Each type of revolving Line of Credit has its own advantages and disadvantages, so it’s important to choose the credit line that’s right for you.
Revolving credit vs. Installment Loans
Revolving credit offers ongoing access to a set amount of money for as long as the account remains open and in good standing. You can repay revolving credit by making minimum payments or by paying off what you borrow in full.
Installment Loans are personal loans that provide you with funds in a single lump sum. Use the money for whatever you need and repay the loan over time in regular installments.
Common uses for revolving credit
Because revolving credit provides ongoing access to a small to moderate amount of funds, it could be good for covering:
- Utility bills, gas, and other recurring expenses
- Student loan and other recurring payments
- Ongoing home improvement projects
- Monthly payments on medical bills or auto loans
Common uses for Installment Loans
Installment Loans are generally a better option for large, one-time expenses, such as:
- Replacing a home appliance
- Paying off a substantial bill
- Debt consolidation
- Purchasing furniture or other big-ticket items
Tips for using a revolving Line of Credit
If you decide to use a revolving Line of Credit, consider the following:
Borrow only what you need
Having a revolving Line of Credit at your disposal can make it easy to over-borrow. Since doing so can cause you to accumulate more debt, only borrow what you need. You could always withdraw more funds if you need to later.
Make on-time payments
Once you withdraw money from a revolving Line of Credit, be sure to make your payments on time. This will allow you to continue borrowing funds from your account and avoid extra fees and interest charges.

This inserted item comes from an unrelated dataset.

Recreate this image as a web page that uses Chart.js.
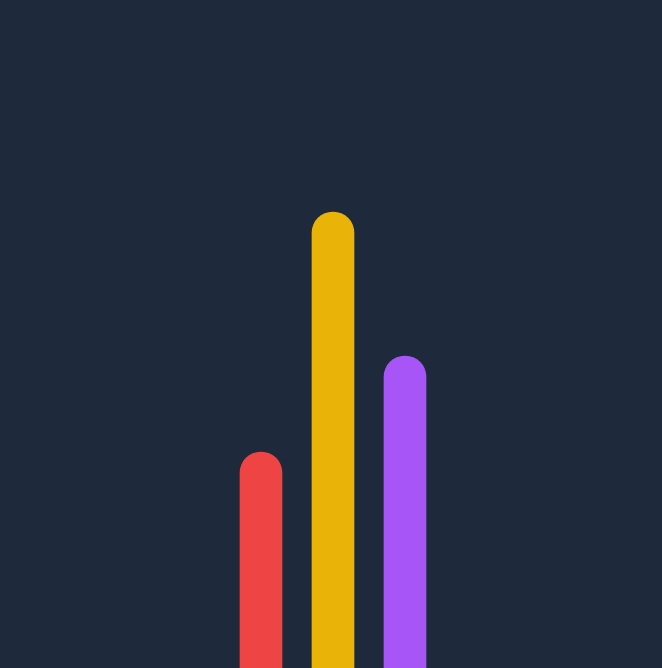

Pay more than the minimum whenever possible
When you borrow from a revolving Line of Credit, you’ll typically need to make a minimum payment at the end of every month or billing period. But, if you pay more than the minimum payment, you’ll save money on interest.
Choose the right type of revolving credit
Credit cards are one of the most common types of revolving credit, but they often have low credit limits and high interest rates for borrowers with bad credit. And not everyone will qualify for a HELOC or business line of credit.
Open a revolving Line of Credit today
At Advance America, we offer personal revolving Lines of Credit online or in-store. Depending on what time you’re approved, you may even receive funds from your first draw the same day. Apply now to see how much you can borrow.
Revolving Line of Credit FAQs
Does a revolving Line of Credit affect your credit?
A revolving Line of Credit can either hurt or help your credit score. If you regularly repay whatever you withdraw from your credit line, it may boost your credit score, but only if your lender reports your payment activity to the credit bureaus. On the flip side, if you make late payments or fail to repay what you borrow, your credit score may go down.
How much can you get from a revolving Line of Credit?
Your lender determines how much money you can borrow with a revolving Line of Credit. Traditional lenders, such as banks and credit unions, often have higher borrowing limits than direct lenders, but they’ll also require you to have a higher credit score.
Advance America and other direct lenders don’t have the same credit score requirements. Depending on your state’s borrowing limits, you may be able to open a credit line with up to $3,000 available credit.
Is it good to have revolving credit?
Having revolving credit could be beneficial if you think you’ll need ongoing access to extra funds. Whether you need to pay utility bills, cover everyday expenses, or fund one-time purchases, revolving credit offers ready access to money when you need it most.
Notice: Information provided in this article is for informational purposes only. Consult your attorney or financial advisor about your financial circumstances.